If you win $600 or more or 300x your bet amount, you must complete the IRS Form W-2G. The taxable winnings are $1200 (bingo and slots), $1500 (keno), and $5000 (poker tournaments). You also have to provide copies of two identification documents to the betting shop, online casino, or racetrack. 

While playing at a land-based facility, they will give you the W-2G form. However, online casinos say that you are responsible for reporting your winnings to the tax authorities.

Withholding and Deducting

If your winnings on a bet exceed $5000 or 300x your bet amount, the payer has to withhold 24% of your prize as income tax. The payer will mention this amount in the W-2G form (Box 4). 

When you file your tax returns the following year, you must include the withheld amount and the tax authorities will subtract it from your total tax amount. You also have to attach the W-2G form to your tax returns. 

What happens if you do not win a lot of money? 

You may claim tax deduction on your gambling losses. But you will have to itemize to claim such deductions. 

Also, you cannot claim deductions on losses exceeding the winnings you report in your tax returns. For example, assume that you won $100 on one bet and lost $300 on the other bets. You can claim tax deduction only on $100 of the total amount you lost. 

If you did not win any prize, you cannot claim deductions on losses.

Report Both Wins and Losses

You must report both wins and losses separately to claim tax deductions on losses. 

For example, assume that you made four bets of $100 and won $500 on only one of them. You have to report your full winnings of $500. You cannot deduct your losses of $400 from your $500 win and report only $100. 

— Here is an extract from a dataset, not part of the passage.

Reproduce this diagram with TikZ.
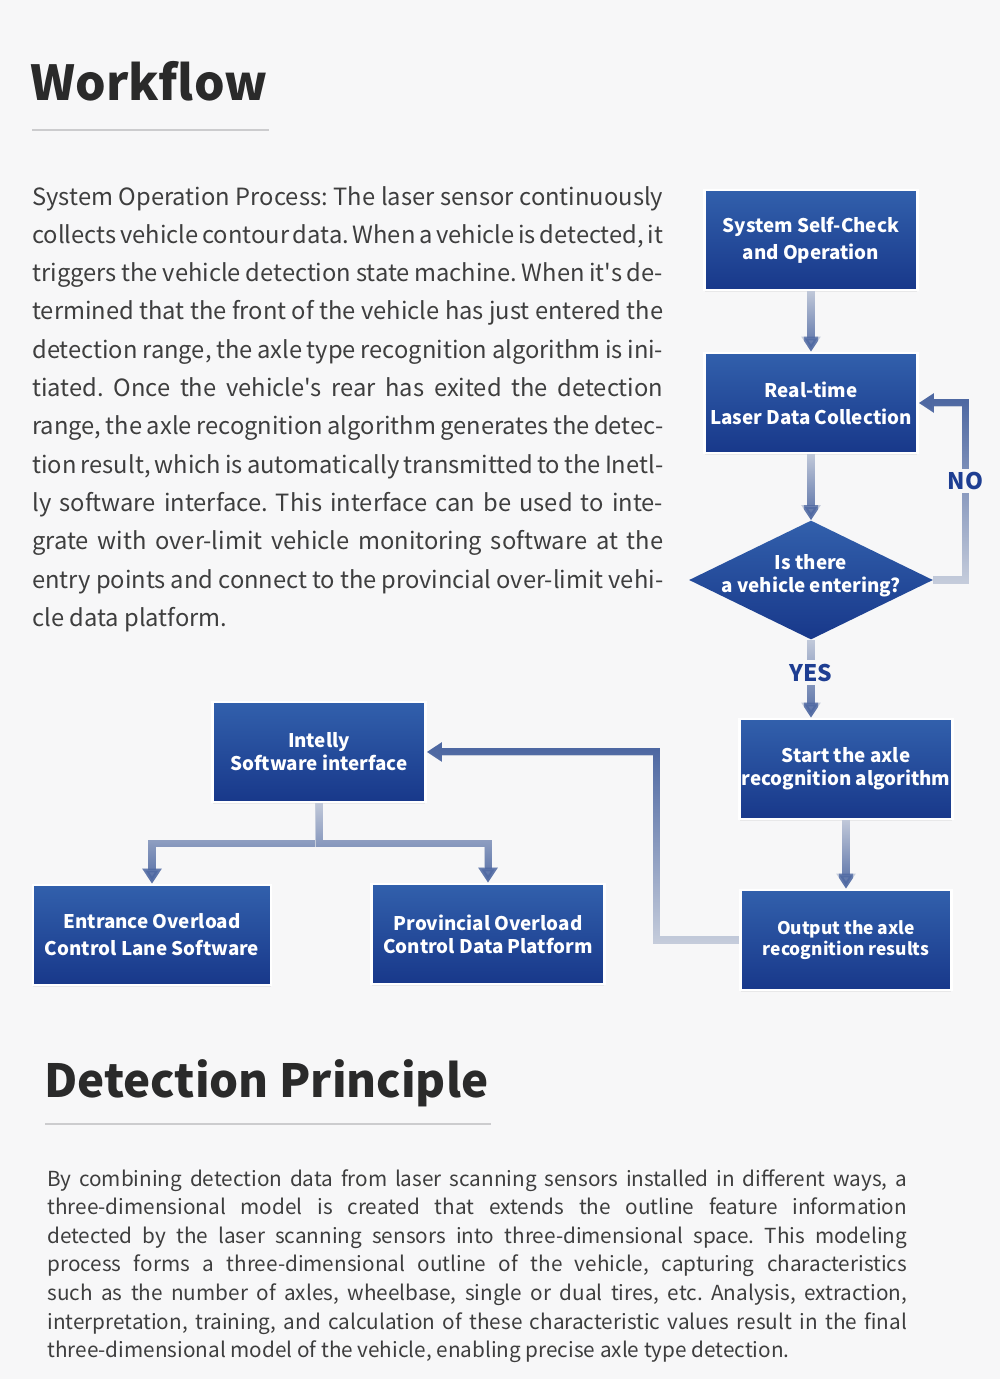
\documentclass[tikz,border=0pt]{standalone}
\usepackage{fontspec}
\setmainfont{Noto Sans CJK SC}[Ligatures=TeXOff]
\usetikzlibrary{arrows.meta,positioning,shapes.geometric,shadows,fadings}
\frenchspacing

\definecolor{pagebg}{RGB}{247,247,248}
\definecolor{boxtop}{RGB}{50,96,172}
\definecolor{boxbot}{RGB}{24,56,138}
\definecolor{linkcol}{RGB}{78,104,162}
\definecolor{linklight}{RGB}{198,205,220}
\definecolor{headcol}{RGB}{42,42,42}
\definecolor{bodycol}{RGB}{62,62,62}
\definecolor{labcol}{RGB}{30,62,146}
\definecolor{rulecol}{RGB}{204,204,206}

\newlength\wflinewd
\newcommand\jline[1]{\makebox[\wflinewd][s]{#1}}

\begin{document}
\begin{tikzpicture}[x=0.02cm, y=-0.02cm,
  box/.style={rectangle, draw=white, line width=1.6pt,
              top color=boxtop, bottom color=boxbot,
              drop shadow={opacity=0.12, shadow xshift=0pt, shadow yshift=-1pt},
              minimum width=4.26cm, minimum height=2cm, inner sep=1pt,
              text=white, align=center,
              font=\bfseries\fontsize{10.7}{15.3}\selectfont},
  tight/.style={font=\bfseries\fontsize{10.7}{13}\selectfont},
  decide/.style={diamond, top color=boxtop, bottom color=boxbot,
              minimum width=4.88cm, minimum height=2.38cm, inner sep=0pt},
  arr/.style={-{Triangle[width=0.37cm, length=0.3cm]}, line width=4pt, draw=linklight,
              postaction={draw=linkcol, path fading=#1}},
  arr/.default=north,
  lab/.style={fill=pagebg, inner sep=2pt, text=labcol,
              font=\bfseries\fontsize{13}{15}\selectfont},
  heading/.style={anchor=base west, inner sep=0pt, text=headcol},
  body/.style={anchor=base west, inner sep=0pt, text=bodycol}
]
% page
\fill[pagebg] (0,0) rectangle (1000,1379);
\useasboundingbox (0,0) rectangle (1000,1379);

% Headings
\node[heading, font=\bfseries\fontsize{27.4}{32}\selectfont] (wfhead) at (30,100) {Workflow};
\draw[rulecol, line width=1pt] (32,130) -- (269,130);
\node[heading, font=\bfseries\fontsize{26}{32}\selectfont] (dphead) at (44,1097) {Detection Principle};
\draw[rulecol, line width=1pt] (45,1124) -- (491,1124);

% Text
\node[body] (wftext) at (32,205) {\fontsize{13.5}{21.8}\selectfont\setlength\wflinewd{12.62cm}%
\vtop{\hsize=\wflinewd \parindent=0pt
\jline{System Operation Process: The laser sensor continuously}\par
\jline{collects vehicle contour data. When a vehicle is detected, it}\par
\jline{triggers the vehicle detection state machine. When it's de-}\par
\jline{termined that the front of the vehicle has just entered the}\par
\jline{detection range, the axle type recognition algorithm is ini-}\par
\jline{tiated. Once the vehicle's rear has exited the detection}\par
\jline{range, the axle recognition algorithm generates the detec-}\par
\jline{tion result, which is automatically transmitted to the Inetl-}\par
\jline{ly software interface. This interface can be used to inte-}\par
\jline{grate with over-limit vehicle monitoring software at the}\par
\jline{entry points and connect to the provincial over-limit vehi-}\par
cle data platform.}};

\node[body] (dptext) at (47,1186) {\fontsize{11.8}{16.3}\selectfont\setlength\wflinewd{17.2cm}%
\vtop{\hsize=\wflinewd \parindent=0pt
\jline{By combining detection data from laser scanning sensors installed in different ways, a}\par
\jline{three-dimensional model is created that extends the outline feature information}\par
\jline{detected by the laser scanning sensors into three-dimensional space. This modeling}\par
\jline{process forms a three-dimensional outline of the vehicle, capturing characteristics}\par
\jline{such as the number of axles, wheelbase, single or dual tires, etc. Analysis, extraction,}\par
\jline{interpretation, training, and calculation of these characteristic values result in the final}\par
three-dimensional model of the vehicle, enabling precise axle type detection.}};

% Flow
\node[box] (chk) at (811,240) {System Self-Check\\and Operation};
\node[box] (coll) at (811,403) {Real-time\\Laser Data Collection};
\node[decide, label={[text=white, align=center, yshift=2.5pt,
      font=\bfseries\fontsize{10.7}{13}\selectfont]center:Is there\\a vehicle entering?}] (veh) at (811,580) {};
\node[box, tight, minimum width=4.24cm] (algo) at (846,769) {Start the axle\\recognition algorithm};
\node[box, minimum width=4.22cm, font=\bfseries\fontsize{9.9}{12}\selectfont] (res) at (846,940) {Output the axle\\recognition results};
\node[box, tight] (intf) at (319,752) {Intelly\\Software interface};
\node[box, minimum width=4.76cm] (lane) at (152,935) {Entrance Overload\\Control Lane Software};
\node[box, tight, minimum width=4.66cm] (plat) at (488,934) {Provincial Overload\\Control Data Platform};

% Arrows
\draw[arr] (chk) -- (coll);
\draw[arr] (coll) -- (veh);
\draw[arr=south] (veh.east) -- ++(32,0) |- node[lab, pos=0.28] {NO} (coll.east);
\draw[arr] (veh.south) -- node[lab, pos=0.42] {YES} (veh.south |- algo.north);
\draw[arr] (algo) -- (res);
\draw[arr=south] (res.west) -- ++(-83,0) |- (intf.east);
\draw[arr] (intf.south) -- ++(0,40) -| (lane.north);
\draw[arr] (intf.south) -- ++(0,40) -| (plat.north);
\end{tikzpicture}
\end{document}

You can claim a deduction on your losses of $400 if you itemize, but you should mention your wins and losses separately.

Maintain Good Records

You also have to keep track of your losses and wins throughout the year. Maintain records of your gambling activities, including dates, amount wagered, games played, names of gambling establishments and fellow gamblers, and the amount you lost and won. 

Keep W-2G forms, canceled checks, wagering tickets, bank withdrawals, credit records, payment slips, and statements of wins and losses because they serve as proof. 

When the casino gives you a W-2G form, a copy goes to the IRS. So the tax authorities expect you to report those winnings on your tax return.

Local and State Taxes

W-2G forms have separate boxes for reporting losses and winnings at the regional and state levels. You have to pay taxes to the local and state governments also. 

Generally, your state taxes your gambling winnings. But if you gamble in the neighboring state, that state will want a cut, and the casino may deduct the tax before paying you.

However, your state will not tax you again. Instead, you will receive credit for the tax you already paid to the other state.